Le recyclage devrait s’imposer comme un secteur économique clef. La mise en œuvre de nouvelles techniques devrait permettre d’économiser fortement la consommation de matières premières. Le recours de l’eau en état supercritique (eau à 500 degrés sous une pression de 250 bars) offrirait la possibilité de séparer facilement le plastique des composants constituant des cartes électroniques.
L’économie d’usage devrait se substituer à l’économie de la possession. Le développement des flottes de voitures sans conducteur, le développement de l’économie collaborative qui sera professionnalisée devraient marquer les années 30 du XXIe siècle.
Cette vision optimiste repose sur l’hypothèse que l’économie mondiale ne connaisse pas une sortie de route. Le retour du protectionnisme, la multiplication des comportements non coopératifs au niveau des États, un conflit armé majeur, une catastrophe environnementale (naturelle ou pas) : chacun de ces facteurs, voire la combinaison de plusieurs d’entre eux, pourrait changer évidemment la donne.
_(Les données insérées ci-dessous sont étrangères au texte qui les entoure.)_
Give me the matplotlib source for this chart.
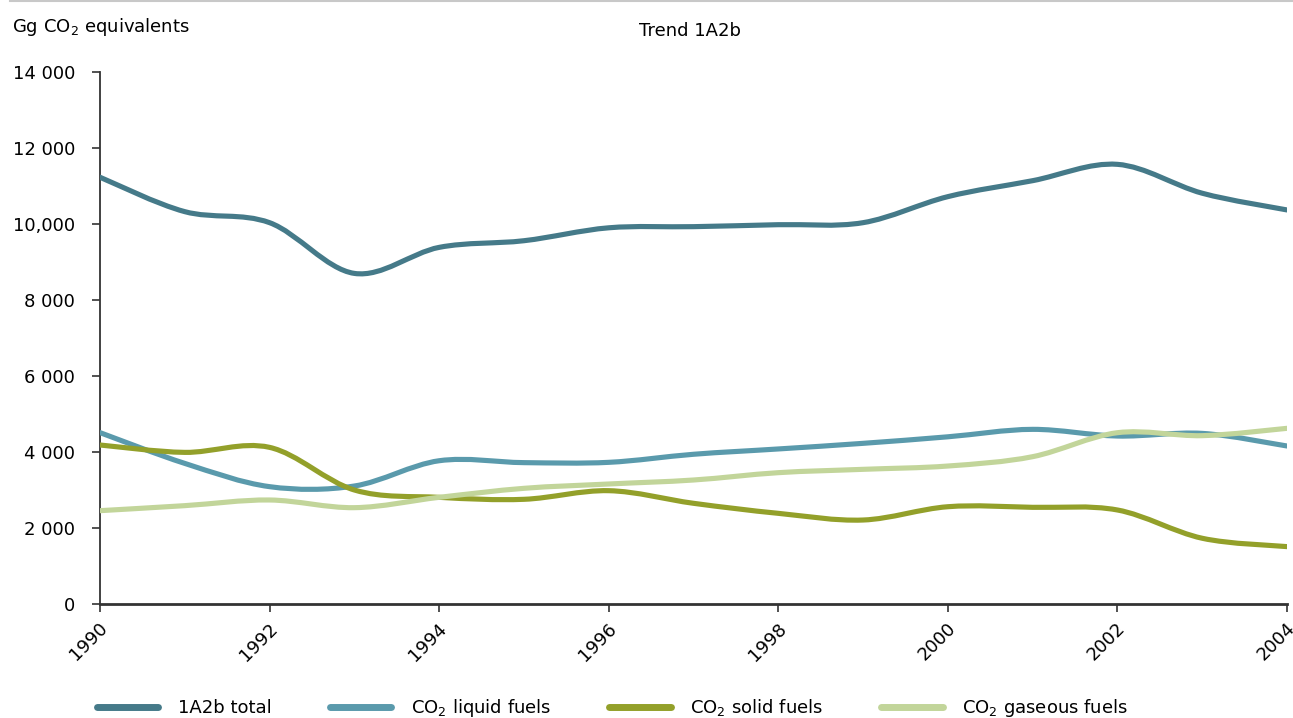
import matplotlib
matplotlib.use("Agg")
import matplotlib.pyplot as plt
import matplotlib.transforms as mtransforms
from matplotlib.path import Path
from matplotlib.patches import PathPatch
from matplotlib.lines import Line2D
from matplotlib.ticker import FixedLocator, FixedFormatter

years = [1990, 1991, 1992, 1993, 1994, 1995, 1996, 1997, 1998, 1999,
         2000, 2001, 2002, 2003, 2004]
total = [11230, 10325, 10035, 8700, 9385, 9560, 9900, 9930, 9982, 10035,
         10720, 11140, 11570, 10810, 10370]
liquid = [4510, 3700, 3088, 3105, 3770, 3720, 3728, 3940, 4080, 4228,
          4400, 4596, 4420, 4490, 4158]
solid = [4184, 3990, 4122, 3000, 2807, 2755, 2982, 2650, 2386, 2210,
         2560, 2544, 2474, 1730, 1510]
gaseous = [2456, 2588, 2737, 2535, 2807, 3044, 3158, 3263, 3456, 3544,
           3631, 3877, 4508, 4430, 4623]

series_names = ["1A2b total", "CO$_2$ liquid fuels", "CO$_2$ solid fuels",
                "CO$_2$ gaseous fuels"]
series_colors = ["#457a89", "#5a9aac", "#93a02a", "#c2d59a"]

ytick_vals = [0, 2000, 4000, 6000, 8000, 10000, 12000, 14000]
ytick_labels = ["0", "2 000", "4 000", "6 000", "8 000", "10,000", "12 000", "14 000"]
xtick_vals = [1990, 1992, 1994, 1996, 1998, 2000, 2002, 2004]

FS = 13

fig = plt.figure(figsize=(12.93, 7.18), dpi=100)
ax = fig.add_axes([100/1293, 1-604/718, (1287-100)/1293, (604-72)/718])


def smooth_path(xs, ys):
    """Excel-style smoothed line as cubic Bezier segments through the data points."""
    pts = list(zip(xs, ys))
    n = len(pts)
    verts = [pts[0]]
    codes = [Path.MOVETO]
    for i in range(n - 1):
        p0 = pts[i - 1] if i > 0 else pts[i]
        p1 = pts[i]
        p2 = pts[i + 1]
        p3 = pts[i + 2] if i + 2 < n else pts[i + 1]
        c1 = (p1[0] + (p2[0] - p0[0]) / 6.0, p1[1] + (p2[1] - p0[1]) / 6.0)
        c2 = (p2[0] - (p3[0] - p1[0]) / 6.0, p2[1] - (p3[1] - p1[1]) / 6.0)
        verts += [c1, c2, p2]
        codes += [Path.CURVE4, Path.CURVE4, Path.CURVE4]
    return Path(verts, codes)


handles = []
for vals, name, col in zip([total, liquid, solid, gaseous], series_names, series_colors):
    patch = PathPatch(smooth_path(years, vals), facecolor="none", edgecolor=col,
                      lw=3.7, capstyle="round", joinstyle="round", zorder=3)
    ax.add_patch(patch)
    handles.append(Line2D([], [], color=col, lw=5, solid_capstyle="round", label=name))

ax.set_xlim(1990, 2004)
ax.set_ylim(0, 14000)
ax.yaxis.set_major_locator(FixedLocator(ytick_vals))
ax.yaxis.set_major_formatter(FixedFormatter(ytick_labels))
ax.set_xticks(xtick_vals)
ax.set_xticklabels([str(v) for v in xtick_vals], rotation=45, ha="center")

for s in ["top", "right"]:
    ax.spines[s].set_visible(False)
for s in ["left", "bottom"]:
    ax.spines[s].set_color("#333333")
    ax.spines[s].set_linewidth(1.3)
ax.spines["bottom"].set_linewidth(2)
ax.tick_params(axis="both", direction="out", length=6, width=1.2, color="#333333",
               labelsize=FS, labelcolor="#000000")
ax.tick_params(axis="y", pad=12)
ax.tick_params(axis="x", pad=5)

shift = mtransforms.ScaledTranslation(-11/100, 0, fig.dpi_scale_trans)
for tick in ax.xaxis.get_major_ticks():
    tick.label1.set_transform(tick.label1.get_transform() + shift)

fig.text(12/1293, 1-27/718, "Gg CO$_2$ equivalents", fontsize=FS, ha="left", va="center")
fig.text(690/1293, 1-31/718, "Trend 1A2b", fontsize=FS, ha="center", va="center")
fig.add_artist(Line2D([10/1293, 1], [0.999, 0.999], color="#c8c8c8", lw=1.5,
                      transform=fig.transFigure))

fig.legend(handles=handles, loc="center left", bbox_to_anchor=(97/1293, 1-708/718),
           ncol=4, frameon=False, fontsize=FS, handlelength=3.4, handletextpad=1.1,
           columnspacing=3.2, borderaxespad=0, borderpad=0)

fig.savefig("out.png", dpi=100)
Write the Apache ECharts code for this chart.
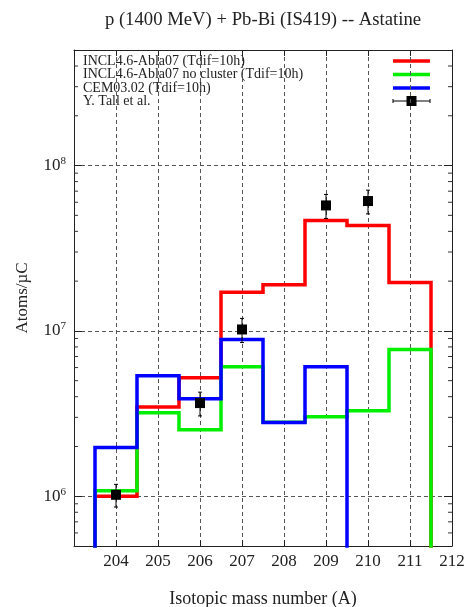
<!DOCTYPE html>
<html><head><meta charset="utf-8">
<script src="https://cdn.jsdelivr.net/npm/echarts@6/dist/echarts.min.js"></script>
<style>html,body{margin:0;padding:0;background:#fff}#c{width:469px;height:607px}</style>
</head><body><div id="c"></div>
<script>
// ---- data ----
const massNumbers = [204, 205, 206, 207, 208, 209, 210, 211];
const inclAbla = [1.0e6, 3.47e6, 5.2e6, 1.71e7, 1.9e7, 4.65e7, 4.34e7, 1.96e7];
const inclAblaNoCluster = [1.08e6, 3.2e6, 2.52e6, 6.06e6, 2.8e6, 3.03e6, 3.29e6, 7.72e6];
const cem = [1.97e6, 5.36e6, 3.89e6, 8.88e6, 2.79e6, 6.06e6, null, null];
const expMass = [204, 206, 207, 209, 210];
const expValue = [1.02e6, 3.66e6, 1.02e7, 5.74e7, 6.1e7];
const expError = [1.6e5, 6.0e5, 1.7e6, 9.5e6, 1.0e7];
const xTickLabels = [204, 205, 206, 207, 208, 209, 210, 211, 212];
const seriesNames = ['INCL4.6-Abla07 (Tdif=10h)', 'INCL4.6-Abla07 no cluster (Tdif=10h)', 'CEM03.02 (Tdif=10h)', 'Y. Tall et al.'];
const seriesColors = ['#ff0000', '#00ee00', '#0000ff', '#000000'];
const titleText = 'p (1400 MeV) + Pb-Bi (IS419) -- Astatine';
const xName = 'Isotopic mass number (A)';
const yName = 'Atoms/\u00b5C';
const xMin = 203, xMax = 212;
const yMin = 5e5, yMax = 5e8;

const SERIF = "'Liberation Serif', 'DejaVu Serif', serif";
const FLOOR = 1e3;

function stepLine(vals) {
  const pts = [];
  for (let i = 0; i < massNumbers.length; i++) {
    const v = vals[i];
    if (v == null) continue;
    const m = massNumbers[i];
    if (i === 0 || vals[i - 1] == null) pts.push([m - 0.5, FLOOR]);
    pts.push([m - 0.5, v]);
    pts.push([m + 0.5, v]);
    if (i === massNumbers.length - 1 || vals[i + 1] == null) pts.push([m + 0.5, FLOOR]);
  }
  return pts;
}

const minorTicks = [];
[1e5, 1e6, 1e7, 1e8].forEach(d => { for (let k = 2; k <= 9; k++) { const v = k * d; if (v > yMin && v < yMax) minorTicks.push([v]); } });

const expData = expMass.map((m, i) => [m, expValue[i], expError[i]]);

const chart = echarts.init(document.getElementById('c'), null, {renderer: 'canvas'});

function stepSeries(name, vals, color, z) {
  return {
    name, type: 'line', data: stepLine(vals), symbol: 'none', clip: true, z,
    lineStyle: {color, width: 3.5, join: 'miter', cap: 'butt'}, animation: false
  };
}

const legendGraphics = [];
const legendY = [61, 74.5, 88, 101];
seriesNames.forEach((n, i) => {
  legendGraphics.push({type: 'text', left: 83, top: legendY[i] - 7, style: {text: n, font: '14px ' + SERIF, fill: '#222'}});
  if (i < 3) {
    legendGraphics.push({type: 'line', shape: {x1: 393, y1: legendY[i], x2: 430, y2: legendY[i]}, style: {stroke: seriesColors[i], lineWidth: 3.5}});
  } else {
    legendGraphics.push({type: 'line', shape: {x1: 393, y1: legendY[i], x2: 430, y2: legendY[i]}, style: {stroke: '#000', lineWidth: 1}});
    legendGraphics.push({type: 'line', shape: {x1: 393, y1: legendY[i] - 2, x2: 393, y2: legendY[i] + 2}, style: {stroke: '#000', lineWidth: 1}});
    legendGraphics.push({type: 'line', shape: {x1: 430, y1: legendY[i] - 2, x2: 430, y2: legendY[i] + 2}, style: {stroke: '#000', lineWidth: 1}});
    legendGraphics.push({type: 'rect', shape: {x: 406.5, y: legendY[i] - 5, width: 10, height: 10}, style: {fill: '#000'}});
  }
});

const axisColor = '#222';
const option = {
  animation: false,
  backgroundColor: '#fff',
  title: {
    text: titleText, left: 258, top: 6, textAlign: 'center',
    textStyle: {fontFamily: SERIF, fontSize: 18.7, fontWeight: 'normal', color: '#222'}
  },
  grid: {left: 74, right: 17, top: 50, bottom: 61, containLabel: false, outerBoundsMode: 'none'},
  xAxis: [{
    type: 'value', min: xMin, max: xMax, interval: 1, position: 'bottom',
    name: xName, nameLocation: 'middle', nameGap: 44,
    nameTextStyle: {fontFamily: SERIF, fontSize: 18, color: '#222'},
    axisLine: {show: true, lineStyle: {color: axisColor, width: 1}},
    axisTick: {show: true, inside: true, length: 6, lineStyle: {color: axisColor}},
    axisLabel: {show: true, margin: 7, hideOverlap: false, minMargin: 0, customValues: xTickLabels,
      showMinLabel: true, showMaxLabel: true,
      fontFamily: SERIF, fontSize: 17, color: '#222',
      formatter: v => String(v)},
    splitLine: {show: true, lineStyle: {color: '#555', width: 1, type: [4, 3]}}
  }, {
    type: 'value', min: xMin, max: xMax, interval: 1, position: 'top',
    axisLine: {show: true, lineStyle: {color: axisColor, width: 1}},
    axisTick: {show: true, inside: true, length: 6, lineStyle: {color: axisColor}},
    axisLabel: {show: false}, splitLine: {show: false}
  }],
  yAxis: [{
    type: 'log', logBase: 10, min: yMin, max: yMax, position: 'left',
    name: yName, nameLocation: 'middle', nameGap: 43, nameRotate: 90,
    nameTextStyle: {fontFamily: SERIF, fontSize: 17, color: '#222'},
    axisLine: {show: true, lineStyle: {color: axisColor, width: 1}},
    axisTick: {show: true, inside: true, length: 8, lineStyle: {color: axisColor}},
    axisLabel: {
      show: true, margin: 8,
      formatter: function (v) {
        const l = Math.log10(v), e = Math.round(l);
        if (Math.abs(l - e) > 1e-6) return '';
        return '{b|10}{s|' + e + '}';
      },
      rich: {
        b: {fontFamily: SERIF, fontSize: 17, color: '#222', lineHeight: 20},
        s: {fontFamily: SERIF, fontSize: 11, color: '#222', lineHeight: 11, verticalAlign: 'top'}
      }
    },
    splitLine: {show: true, lineStyle: {color: '#555', width: 1, type: [4, 3]}}
  }, {
    type: 'log', logBase: 10, min: yMin, max: yMax, position: 'right',
    axisLine: {show: true, lineStyle: {color: axisColor, width: 1}},
    axisTick: {show: true, inside: true, length: 8, lineStyle: {color: axisColor}},
    axisLabel: {show: false}, splitLine: {show: false}
  }],
  graphic: legendGraphics,
  series: [
    stepSeries(seriesNames[0], inclAbla, seriesColors[0], 2),
    stepSeries(seriesNames[1], inclAblaNoCluster, seriesColors[1], 3),
    stepSeries(seriesNames[2], cem, seriesColors[2], 4),
    {
      name: seriesNames[3], type: 'custom', data: expData, z: 5, clip: true,
      renderItem: function (params, api) {
        const x = api.value(0), y = api.value(1), e = api.value(2);
        const c = api.coord([x, y]);
        const t = api.coord([x, y + e]);
        const b = api.coord([x, y - e]);
        return {type: 'group', children: [
          {type: 'line', shape: {x1: c[0], y1: t[1], x2: c[0], y2: b[1]}, style: {stroke: '#000', lineWidth: 1}},
          {type: 'line', shape: {x1: c[0] - 2, y1: t[1], x2: c[0] + 2, y2: t[1]}, style: {stroke: '#000', lineWidth: 1}},
          {type: 'line', shape: {x1: c[0] - 2, y1: b[1], x2: c[0] + 2, y2: b[1]}, style: {stroke: '#000', lineWidth: 1}},
          {type: 'rect', shape: {x: c[0] - 5, y: c[1] - 5, width: 10, height: 10}, style: {fill: '#000'}}
        ]};
      }
    },
    {
      name: 'minorTicks', type: 'custom', data: minorTicks, z: 1, silent: true,
      renderItem: function (params, api) {
        const v = api.value(0);
        const l = api.coord([xMin, v]);
        const r = api.coord([xMax, v]);
        return {type: 'group', children: [
          {type: 'line', shape: {x1: l[0], y1: l[1], x2: l[0] + 4, y2: l[1]}, style: {stroke: '#333', lineWidth: 1}},
          {type: 'line', shape: {x1: r[0], y1: r[1], x2: r[0] - 4, y2: r[1]}, style: {stroke: '#333', lineWidth: 1}}
        ]};
      },
      encode: {y: 0}
    }
  ]
};
chart.setOption(option);
</script></body></html>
La cyber-armée française bientôt en fonction
La sécurité extérieure des États dépend de plus en plus de la maîrise d’Internet et du digital. Le Ministre de la défense Jean-Yves le Drian a pris acte de cette situation en déclarant au début du mois de décembre que « le combat numérique est devenu une arme à part entière des armées françaises, utilisable à des fins aussi bien offensives que défensives ». Il a ajouté que « l’émergence d’un nouveau milieu, d’un champ de bataille cyber, doit nous amener à repenser profondément notre manière d’aborder l’art de la guerre (…) comme l’aviation au début du XXe siècle ». Il a précisé « en temps de guerre, l’arme cyber pourra être la réponse, ou une partie de la réponse, à une agression armée, qu’elle soit de nature cyber ou non ».
La France suit en cela l’exemple des États-Unis, de la Chine, de l’Inde, de la Corée du Nord et du Royaume-Uni en développant une stratégie numérique reposant sur trois piliers – renseignement, protection/défense et lutte informatique offensive.
Les autorités françaises ont ainsi reconnu avoir les moyens de recourir à des armes numériques de la même façon qu’elles peuvent utiliser des armes classiques de type missile pour riposter à une attaque aussi bien cyber que conventionnelle.
« Nos capacités cyber offensives doivent nous permettre de nous introduire dans les systèmes ou les réseaux de nos ennemis, afin d’y causer des dommages, des interruptions de service ou des neutralisations temporaires ou définitives » a souligné le ministre.
À cette fin, une armée numérique est mise en place. À compter du mois de janvier 2017, un commandement des opérations cyber, placé sous la responsabilité directe du chef d’état-major des armées, sera créé et doté d’un état-major resserré. 2 600 « combattants numériques » seront affectés à cette nouvelle arme.
Compte tenu de l’importance prise par les réseaux dans la vie des États, une attaque informatique pourrait occasionner des dommages importants qui pourraient remettre en cause le fonctionnement au quotidien de la vie d’un pays et de son économe. C’est pourquoi le Ministre de la Défense a mentionné « qu’une attaque informatique majeure, eu égard aux dommages qu’elle causerait, pourrait constituer une agression armée au sens de l’article 51 de la Charte des Nations Unies et justifier ainsi l’invocation de la légitime défense ». La Chine ou la Corée du Nord ont créé des entités capables de pirater les serveurs informatiques à l’étranger. Israël et les Américains ont réussi à ralentir le programme nucléaire iranien grâce à des attaques informatiques. La Russie est accusée, par les autorités américaines, d’avoir pénétré plusieurs sites de l’administration afin d’accéder à des informations confidentielles et de les divulguer en vue de nuire à Hillary Clinton.
Néanmoins, un des problèmes majeurs auxquels sont confrontés les cyberarmées reste l’identification des groupes ou États à l’origine de cyberattaques. Pour montrer la détermination de la France à assurer en la matière sa sécurité, le Ministre de la défense a indiqué que si l’attaque informatique transite par un État qui « n’aurait pas empêché une telle utilisation, la responsabilité de cet État pourrait être mise en jeu ».